FILE NO.:
CME 10-06741-BC
MEMBER FIRM:
Blue Fire Capital LLC
CME RULE VIOLATIONS:
Rule 432. General Offenses
It shall be an offense:
Q. to commit an act which is detrimental to the interest or welfare of the Exchange or to engage in any conduct which tends to impair the dignity or good name of the Exchange;
W. for a Member to fail to diligently supervise its employees and agents in the conduct of their business relating to the Exchange.
FINDINGS:
Pursuant to an offer of settlement in which Blue Fire Capital LLC (“Blue Fire”) neither admitted nor denied the rule violations upon which the penalty is based, on October 24,
2012, a Panel of the CME Business Conduct Committee (“Panel”) found that on January
13, 2010, an automated trading system (“ATS”) Blue Fire operated malfunctioned, and rapidly entered a large number of buy and sell orders of various sizes in the March 2010
E-mini Standard and Poor’s 500 Stock Price Index Futures (“E-mini S&P”) market. Specifically, for approximately two seconds between 11:03:36 and 11:03:38 AM CT, Blue Fire’s ATS entered more than 300 buy orders totaling approximately 290,000 contracts, and nearly 300 sell orders for approximately 200,000 contracts into the CME Globex electronic trading platform (“Globex”). By virtue of these orders, the ATS executed more than 2,300 trades for approximately 200,000 contracts, with the same Blue Fire account on both sides of the trades for 94% of this volume. This level of trading caused a significant volume spike in the E-mini S&P market, which gave the impression of substantial competitive buying and selling in the open market over a two-second period.
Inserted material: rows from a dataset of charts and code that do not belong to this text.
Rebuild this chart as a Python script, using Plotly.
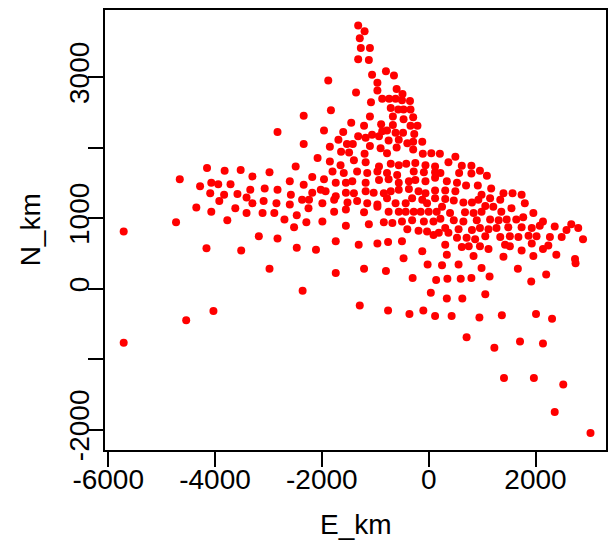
import plotly.graph_objects as go

E_km = [-2340,-2830,-2340,-4150,-4660,-3820,-3520,-3300,-2980,-2490,-2600,-2340,-4280,-4070,-3940,-3710,-4090,-3830,-3580,-3340,
-3070,-2830,-2580,-3410,-3920,-3300,-3090,-2850,-2600,-2370,-2250,-4350,-4070,-3620,-3410,-3110,-2890,-2470,-2700,-2290,
-2520,-3770,-4730,-5710,-3180,-2830,-4160,-3510,-2470,-2980,-2360,-4030,-4540,-5710,-1320,-1200,-1290,-1270,-1100,-1320,
-1120,-1880,-800,-1060,-650,-960,-1360,-960,-600,-490,-870,-740,-620,-500,-350,-1080,-710,-570,-470,-340,
-1830,-670,-1100,-290,-470,-890,-670,-1450,-1210,-340,-210,-1960,-1600,-780,-620,-870,-270,-480,-1690,-1320,
-1180,-1060,-930,-750,-560,-400,-290,-120,-1850,-1530,-1420,-1100,-900,-600,-290,-1640,-1490,-1200,-780,-110,
50,210,500,-2080,-1850,-1650,-1400,-1180,-930,-710,-560,-420,-250,-60,120,-1800,-1590,-1340,-1150,-960,
-780,-590,-280,-90,120,-2180,-1960,-1740,-1550,-1430,-1180,-930,-750,-560,-370,-250,-60,120,-2180,-2020,
-1930,-1740,-1550,-1400,-1180,-1030,-840,-710,-560,-370,-190,-60,120,-2240,-1990,-1770,-1520,-1340,-1150,-960,
-780,-620,-430,-310,-120,-30,120,-1770,-1550,-1210,-960,-750,-560,-430,-280,-150,0,150,-1990,-1550,
-1120,-840,-680,-500,-310,-90,90,-400,-190,-30,90,-1740,-1310,-960,-760,-500,370,620,800,960,
220,570,800,1090,340,530,700,920,1170,310,500,1400,1570,1740,990,1150,310,470,650,810,
930,1340,1800,250,1060,1210,1550,400,680,840,990,1360,1960,1770,220,470,650,900,1150,1310,
1460,1640,2140,310,560,810,960,1120,1270,1490,1740,1930,2080,2360,2580,2670,2800,190,370,530,
710,870,1060,1340,1520,1680,1870,2020,2270,2490,2890,310,620,750,960,1120,1430,1520,1740,1930,
2140,2240,340,840,1400,1960,2390,2740,-2110,-120,-470,-1740,-1210,-800,-20,250,560,990,1670,2750,
-300,140,350,600,800,1140,2200,1920,40,340,630,1060,-1290,-760,-360,-100,120,430,950,1370,
2010,2310,710,1230,1710,2140,1410,1970,2520,2360,3030]

N_km = [2450,2220,2050,1710,1550,1670,1680,1590,1650,1730,1520,1470,1450,1500,1480,1480,1350,1330,1340,1400,
1420,1400,1330,1290,1240,1210,1240,1210,1190,1260,1140,1150,1090,1140,1070,1070,1070,1040,980,940,
870,970,940,810,740,710,570,540,580,280,-30,-320,-450,-770,3730,3650,3550,3410,3410,3250,
3240,2950,3080,3030,3020,2920,2780,2810,2830,2760,2690,2690,2690,2670,2660,2640,2560,2540,2540,2540,
2530,2440,2440,2430,2400,2330,2320,2350,2310,2310,2310,2240,2220,2240,2210,2230,2190,2210,2110,2160,
2140,2180,2160,2100,2110,2060,2080,2080,2010,2050,2050,2020,1990,2000,1970,1940,1930,1910,1920,1910,
1920,1910,1870,1850,1800,1750,1820,1790,1730,1770,1750,1770,1780,1750,1730,1660,1640,1660,1640,1660,
1640,1610,1660,1650,1650,1580,1550,1500,1500,1520,1500,1540,1550,1500,1520,1540,1520,1570,1360,1400,
1380,1310,1360,1350,1380,1360,1350,1380,1400,1410,1380,1350,1390,1260,1210,1260,1220,1240,1210,1190,
1280,1210,1210,1280,1260,1210,1280,1090,1120,1080,1160,1090,1090,1090,1090,1090,1090,1090,950,890,
910,940,930,950,970,950,950,840,820,810,760,670,620,640,660,670,1790,1740,1740,1670,
1640,1640,1630,1600,1520,1500,1460,1460,1420,1390,1380,1350,1350,1330,1330,1280,1270,1250,1220,1220,
1260,1260,1210,1160,1170,1160,1140,1070,1080,1070,1090,1090,1070,1010,990,970,950,970,980,970,
980,980,950,860,840,830,860,840,860,870,870,860,890,880,830,910,860,790,790,720,
720,700,740,730,740,730,750,740,730,730,700,620,590,600,600,560,620,600,540,640,
560,610,480,460,450,460,480,420,550,530,430,220,280,250,340,330,340,290,280,360,
150,120,140,140,150,170,200,100,-60,-140,-140,-80,-240,-310,-360,-310,-390,-390,-410,-380,
-360,-430,-690,-840,-750,-780,-1270,-1270,-1360,-1750,-2050]

x_ticks = [-6000, -4000, -2000, 0, 2000]
y_ticks = [-2000, -1000, 0, 1000, 2000, 3000]
y_ticktext = ["-2000", "", "0", "1000", "", "3000"]

FONT = "Liberation Sans, Arial, sans-serif"

fig = go.Figure()
fig.add_trace(go.Scatter(
    x=E_km, y=N_km, mode="markers",
    marker=dict(color="#ff0000", size=8, line=dict(width=0)),
    hoverinfo="x+y", showlegend=False,
))

axis_common = dict(
    showline=True, linecolor="black", linewidth=2, mirror=True,
    ticks="outside", ticklen=15, tickwidth=2, tickcolor="black",
    showgrid=False, zeroline=False,
    tickfont=dict(family=FONT, size=28, color="black"),
)

fig.update_layout(
    width=610, height=541,
    margin=dict(l=105, r=2, t=10, b=91),
    paper_bgcolor="white", plot_bgcolor="white",
    xaxis=dict(range=[-6060, 3320], tickmode="array", tickvals=x_ticks,
               ticktext=[str(v) for v in x_ticks], ticklabelstandoff=-12,
               **axis_common),
    yaxis=dict(range=[-2290, 3950], tickmode="array", tickvals=y_ticks,
               ticktext=y_ticktext, tickangle=-90, ticklabelstandoff=-12,
               **axis_common),
    annotations=[
        dict(text="E_km", xref="paper", yref="paper", x=0.5, y=-0.17,
             xanchor="center", yanchor="middle", showarrow=False,
             font=dict(family=FONT, size=28, color="black")),
        dict(text="N_km", xref="paper", yref="paper", x=-0.149, y=0.5,
             xanchor="center", yanchor="middle", showarrow=False, textangle=-90,
             font=dict(family=FONT, size=28, color="black")),
    ],
)

fig.write_html("out.html")
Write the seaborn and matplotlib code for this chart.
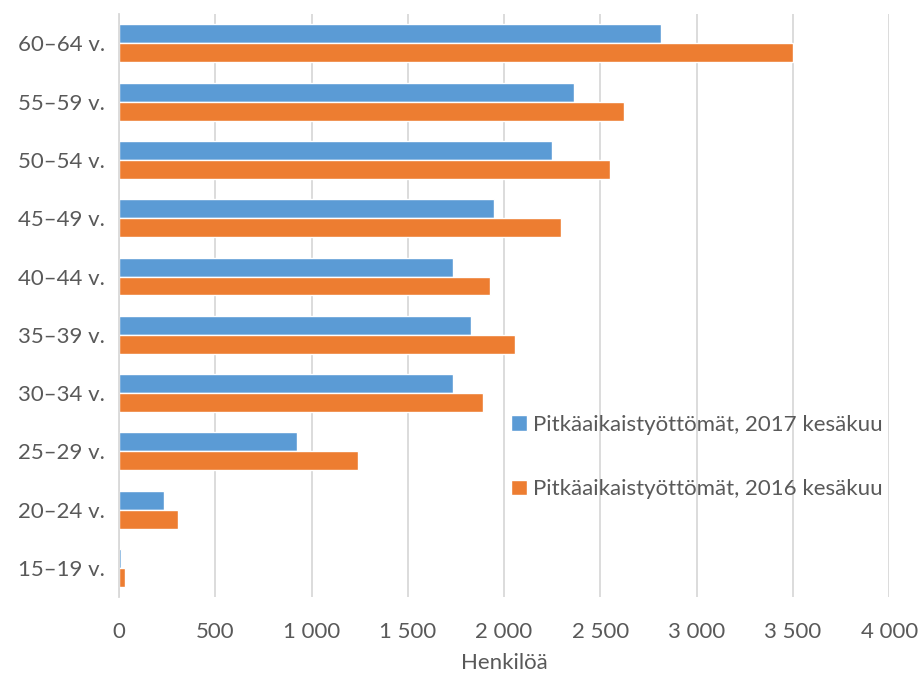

Additionally, the Panel found that at the peak of its order activity on each side of the market, the ATS’s account had resting bids for over 93,000 contracts and resting offers for approximately 193,000 contracts. These resting orders put Blue Fire, as well as its clearing firm, at risk of a performance bond call that was equivalent to several multiples of Blue Fire’s reported assets at the time. While these resting orders were canceled before they traded, the ATS submitted another approximately 1,600 orders for more than 7.8 million contacts. However, each of these orders, as entered, individually exceeded Globex’s 2,000-contract order limit for E-mini S&P futures. Globex rejected these orders due to their size, which in turn caused the ATS to shut itself down.
Finally, the Panel found that while Blue Fire’s ATS was tested prior to deployment and was programmed with several risk controls in place, it lacked sufficient pre-trade
controls to prevent the above-described trading activity, including, but not limited to, volatility awareness, market data reasonability checks, message throttles, execution throttles, and pre-trade risk limits. Further, Blue Fire’s management at the time was unaware whether or not certain pre-trade controls were programmed into the ATS before it was deployed into a live environment.
The Panel found that by virtue of the foregoing, Blue Fire violated CME Rules 432.Q. and
432.W.
PENALTY:
In accordance with the settlement offer the Panel fined Blue Fire $150,000. In coming to accept Blue Fire’s offer of settlement, the Panel considered that Blue Fire replaced personnel and enhanced their automatic trading system risk controls since the above- described violations.